Не сердитесь, сказала она. Пожалуйста. Я не хотела вас обидеть. Просто брякнула глупость. У меня это запросто – глупости брякать. Она снова засмеялась, уселась поудобнее – круглая ямочка на щеке, уютный дефект большой скуловой мышцы. Поцелуй ангела.
Вы курить, наверно, хотите. Я тоже, если долго не курю, ужасно злюсь.

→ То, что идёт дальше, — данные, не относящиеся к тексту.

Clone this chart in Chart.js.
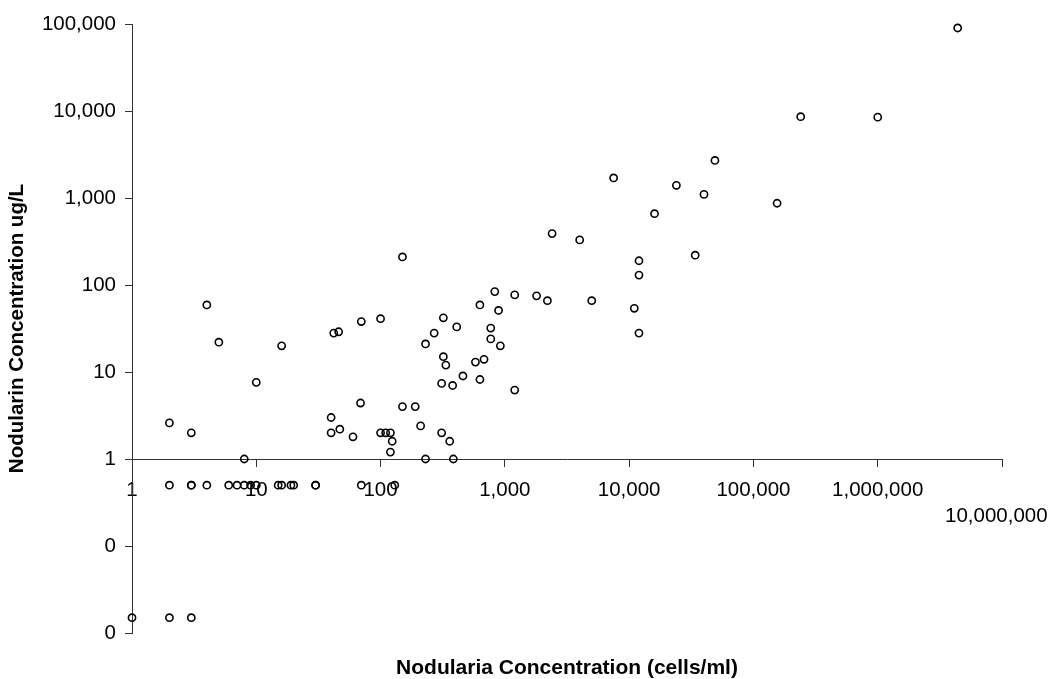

Огарев поморщился. Что-то было не так. Не хамка – нет. Видимо, просто восторженная дура – таких среди пациенток тоже было, к сожалению, хоть отбавляй. И если хамству можно было найти какое-то теоретическое оправдание – в конце концов, многие просто боялись: боли, смерти, жуткого диагноза, инструментов, ледяных, спокойных, безжалостных, и страх этот, продираясь с беззвучным криком наружу, превращался в тупую агрессию, – то к дурам нельзя было применить даже эти человеческие мерки. Помните? Тупости взгляда, прощаемой прелестным, влажным глазам, неизбежно соответствует недостаток до тех пор скрытый, тупое выражение груди, которое простить невозможно. Дуры были просто дуры. Типичная московская разновидность. Уютная жежешечка, сумочка, машинка, мимими. С разной степенью достоверности притворяется умной, сострадательной, тонкой. Живой. Кушает (sic!) в Delikatessen, постит котиков, участвует в протестном движении. При виде самца, пригодного к финансированию, крутится, хихикает, верещит.
Чушики, чушики. Не фонит.
Сюда пересядьте, пожалуйста. К столу.
Снова растерялась, как маленькая. А я думала – вы меня тут будете смотреть. В кресле.
Всему свое время.
Огарев совершенно успокоился. Открыл новый файл – электронные медицинские карты он вел уже лет десять, бедный айфончик еще «Твиттер» не освоил, а у Огарева уже была идеальная электронная база данных пациентов. Ему не на кого было надеяться, кроме себя. Айфончику, впрочем, тоже. Но айфончик, по крайней мере, мог управлять временем. Огарев даже сквозь жалюзи чувствовал, что за окном начинает темнеть – московская осень, мга, холод, грязь. Ближайшие полгода в жизни не будет ничего хорошего. Дальше – тоже. Отменить в таком климате переход на зимнее время – это был лучший способ войти в историю, брякая шутовскими бубенцами. Еще дальше от Европы, от всего мира. На пару тысячелетий, на несколько часов. Бедный маленький человечек. Почти ровесник. Испуганный, как и все мы, навсегда. Навек.
Ваше имя?
Маля. То есть, конечно, не Маля, а Алина. Вы только подумайте – Алина! Гадость какая! Как будто варенье прокисшее подлизали. Разве можно жить с таким дурацким именем? Совершенно нельзя. Маля и не стала, переделала детскую Алинку-малинку на свой лад, как вообще все и всегда переделывала. Обрывала тесемки и припевы, отворачивалась от экрана, зажмурившись – все? Его больше не бьют? Ты скажи когда, ладно? А то я не хочу. Не выносила никакого насилия, жестокости. Совершенно не выносила. Высокое толстовское чувство. Не непротивление злу. Его физическое неприятие. А вот вещи – пожалуйста. С вещами делала все что хотела. Едва познакомившись с платьем, брала ножницы и отрезала не задумываясь то, что считала лишним, вытягивала из комодного своего вороха ленту, платок, брошку, раз, раз – и ей вслед оборачивались. Даже женщины. Огарев не сразу, но понял – почему. Она была свободна. Совершенно свободна. Маля не хотела быть ни богатой, ни знаменитой, она хотела просто – быть. И в зажатой, изуродованной Москве, где все либо изображали свободу, либо напролом, всеми способами к ней рвались, это было даже не странно.